Schwäbische Zeitung (Ravensburg / Weingarten)
Jurist aus Bayern fürs Bamf
Hans-Eckhard Sommer wird neuer Chef des Bundesamts
BERLIN (dpa/KNA) - Hans-Eckhard Sommer wird neuer Leiter des Bundesamtes für Migration und Flüchtlinge (Bamf). Der bisherige Leiter des Sachgebiets Ausländer- und Asylrecht im bayerischen Innenministerium folgt auf die von Innenminister Horst Seehofer (CSU) entlassene Jutta Cordt.
Seehofer hatte bereits „eine tiefgreifende Reform“der Behörde angekündigt. Das Bamf war massiv in die Kritik geraten, als bekannt wurde, dass seine Bremer Außenstelle 1200 Menschen Asyl ohne die nötige Rechtsgrundlage gewährt hatte.
Auch Klagen über organisatorische Mängel bei der Behörde häuften sich, etwa darüber, dass unzureichend ausgebildete Mitarbeiter über das Schicksal von Flüchtlingen entscheiden würden. Auf Sommer, der sich 2015 kurzzeitig für das Amt des Landrats im Kreis Ravensburg interessiert hatte, warten damit große Herausforderungen.

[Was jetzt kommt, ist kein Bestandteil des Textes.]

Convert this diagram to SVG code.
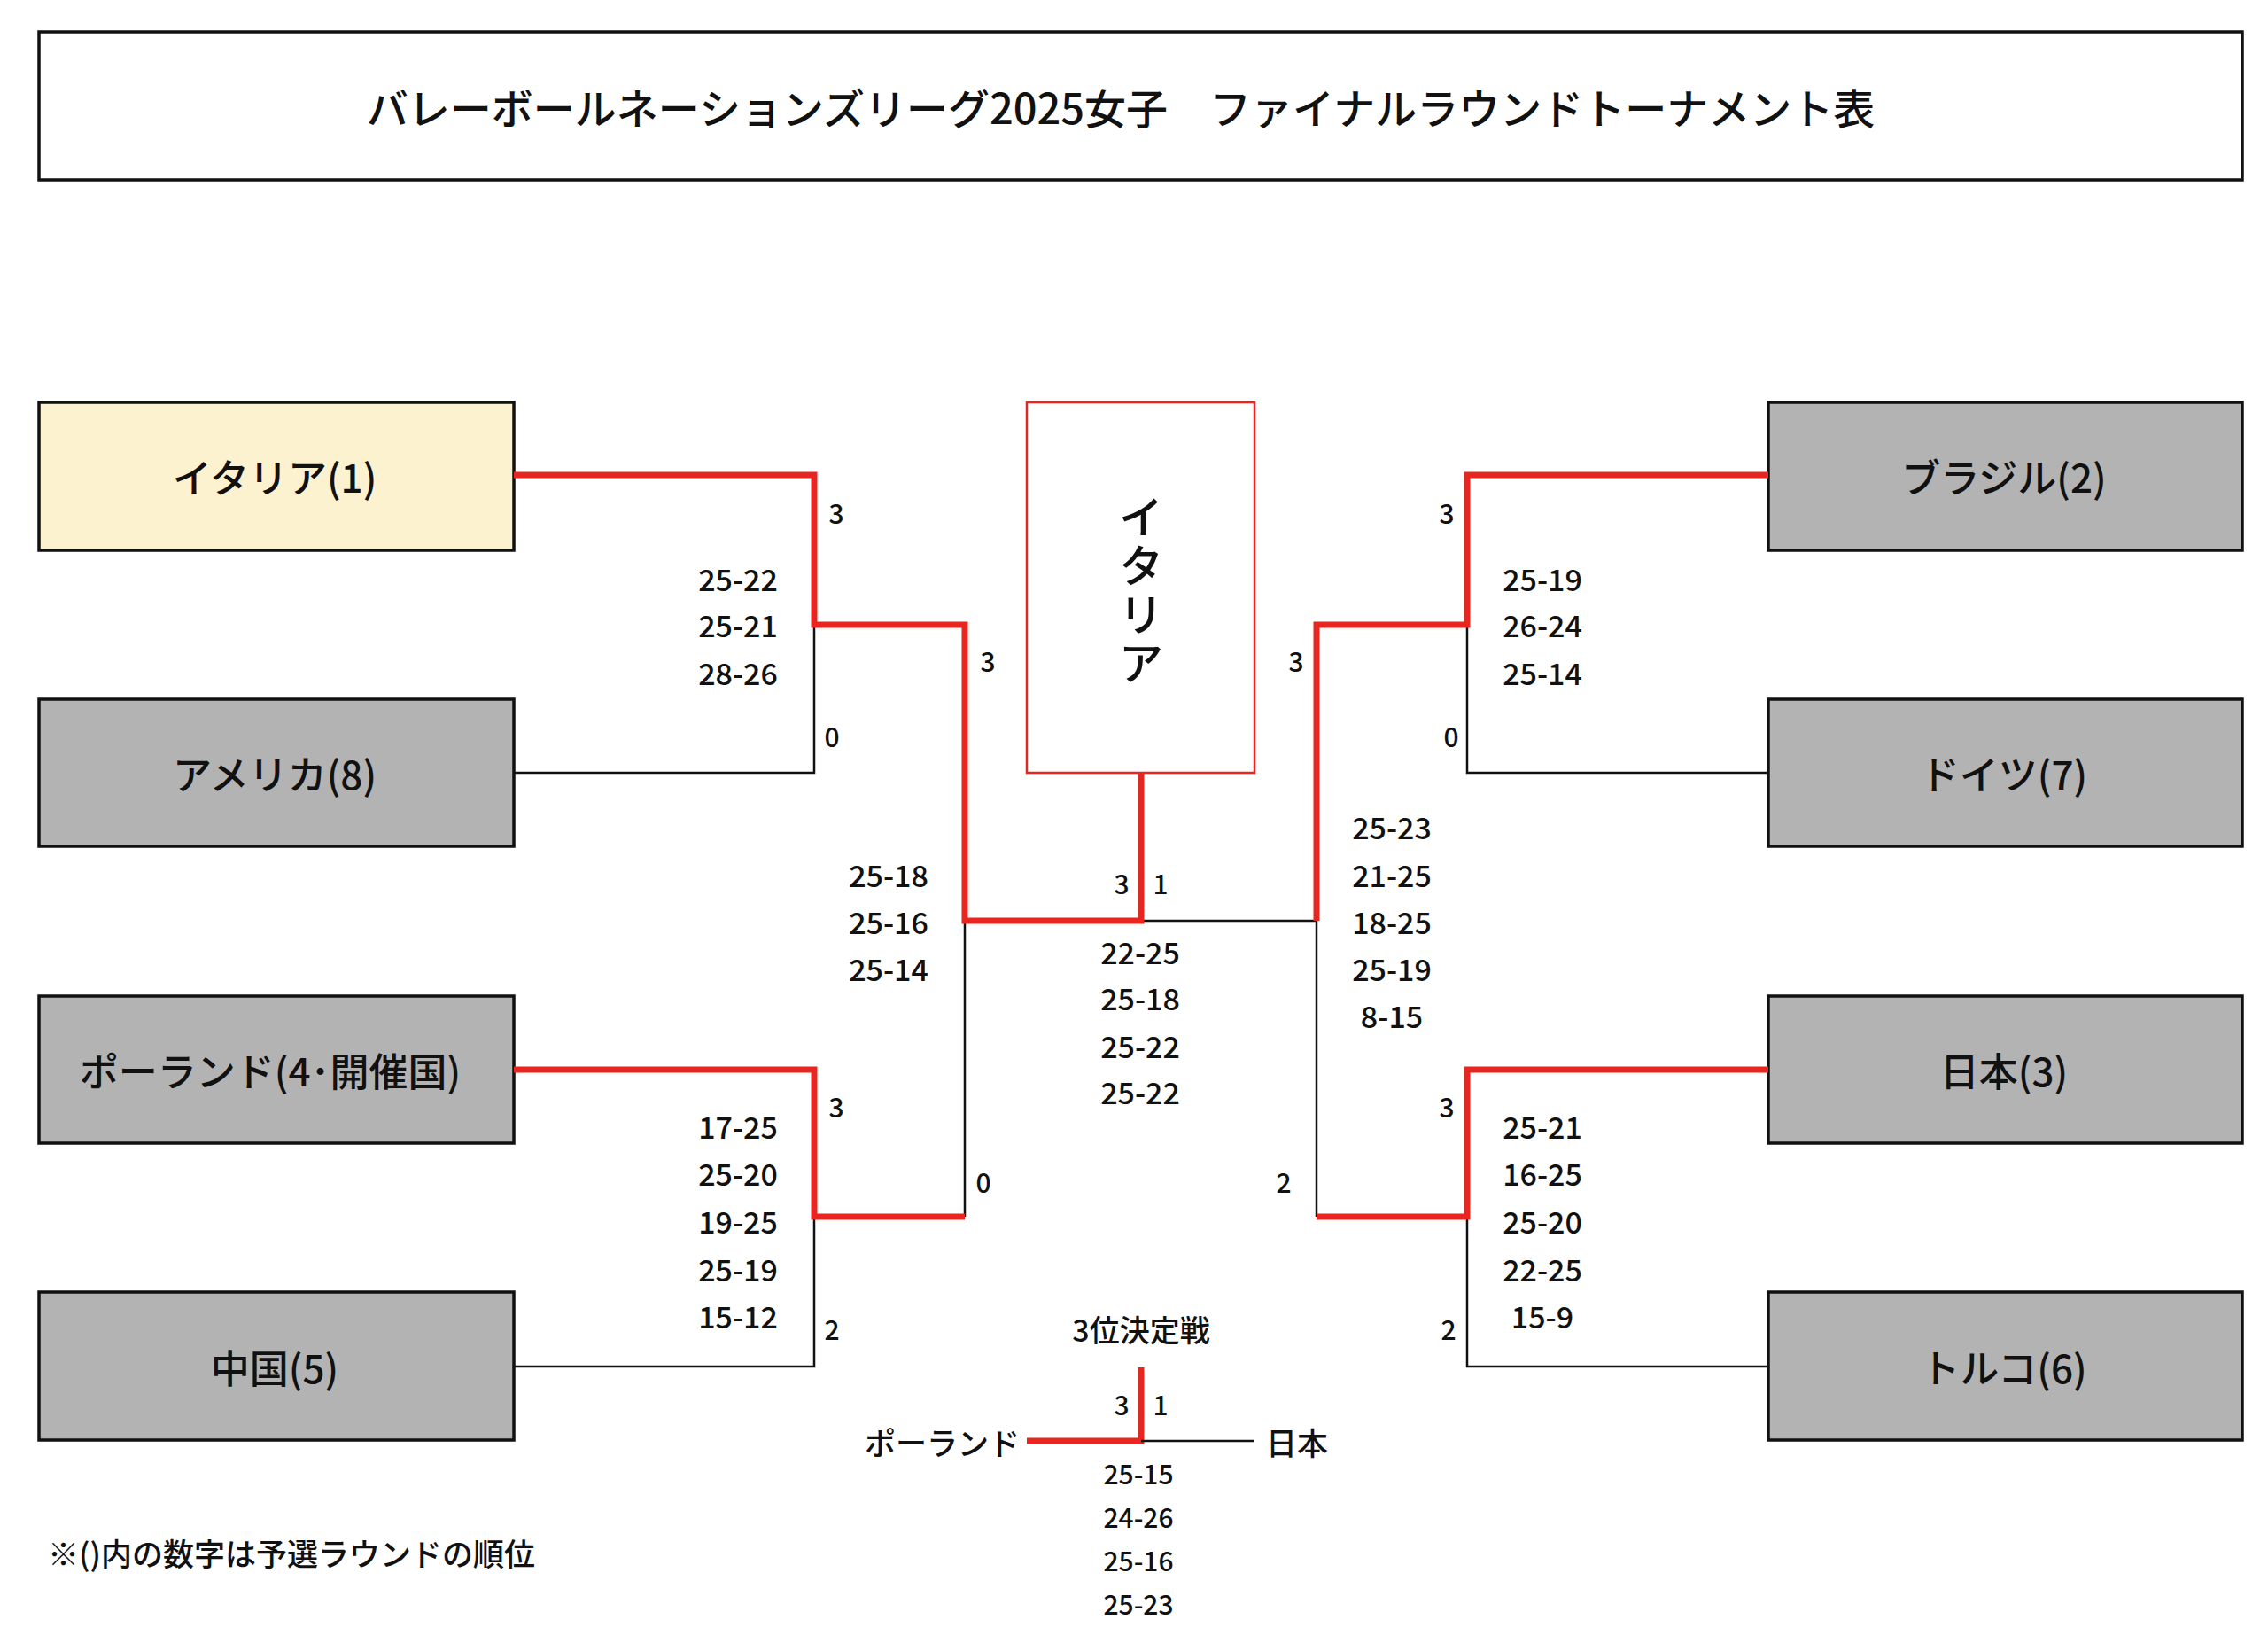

Die Affäre wegen Unregelmäßigkeiten bei der Asylvergabe hat das Bundesamt für Migration und Flüchtlinge (Bamf) in eine tiefe Vertrauenskrise gestürzt. Auf Hans-Eckhard Sommer, den neuen Leiter der Bundesbehörde, wartet eine Herkulesaufgabe: Er muss vor allem die Affäre in der Bremer Außenstelle aufklären und die Behörde reformieren. Nicht zuletzt muss er den Mitarbeitern aber auch wieder das Selbstvertrauen geben, um angemessene Entscheidungen zu treffen.
Auf dem Höhepunkt der Flüchtlingskrise lag beim Bamf ein Berg von 1,4 Millionen Anträgen. Deshalb wurde die Zahl der Entscheider erhöht. Zugleich wuchs aber auch der Druck auf sie, schneller zu arbeiten. Damit nahm die Zahl der absichtlichen oder unbeabsichtigten Fehlentscheidungen zu. Nicht nur in der Bremer Bamf-Stelle gibt es Zweifel an der Qualität der Asylentscheide. Zwar gelten bundesweit die gleichen Regeln. Dennoch hängt die Erfolgsquote auch davon ab, in welchem Bundesland ein Antrag gestellt wird.
Die höchste Chance auf Schutz hatten etwa Afghanen 2017 in Bremen (65,2 Prozent), die geringste in Bayern (37,8 Prozent). Die neue Leitung muss auch hier die Verfahren vereinheitlichen. Denn diese Unterschiede provozieren geradezu Widerspruch und führen zu einer großen Zahl von Verfahren bei den Verwaltungsgerichten. Bislang haben sich nach Angaben von Robert Seegmüller, Vorsitzender des Bundes Deutscher Verwaltungsrichter, 350 000 bis 400 000 Asylverfahren bei den Verwaltungsgerichten angesammelt.
Im Bundesamt selbst könnte sich umgekehrt die Zahl der Widerrufsprüfungen erhöhen, bei denen untersucht wird, ob der Schutzstatus eines anerkannten Asylbewerbers tatsächlich gegeben ist. Denn durch den Druck, möglichst schnell zu entscheiden, könnten Bamf-Mitarbeiter auf die Idee gekommen sein, in Grenzfällen eher für Anerkennung zu plädieren als für Ablehnung. Denn für die Anerkennung war lediglich ein Schriftsatz von etwa zwei Seiten ohne jegliche Begründung nötig. Eine Ablehnung musste in einem vielseitigen Schriftsatz erklärt werden, war also wesentlich arbeitsintensiver.
Durch Fehlentscheidungen – in die eine wie in die andere Richtung – kommen also viele Überprüfungen auf das Bamf zu. Der eben erst abgebaute Berg von Fällen wird wieder steigen. Innenminister Horst Seehofer (CSU) hat angekündigt, befristete Stellen von Mitarbeitern zu entfristen. Hans-Eckhard Sommer muss die Mannschaft völlig neu aufstellen. Zudem muss die technische und insbesondere die digitale Ausrüstung wesentlich verbessert werden.
Wie gesagt: Es wartet eine Herkulesaufgabe.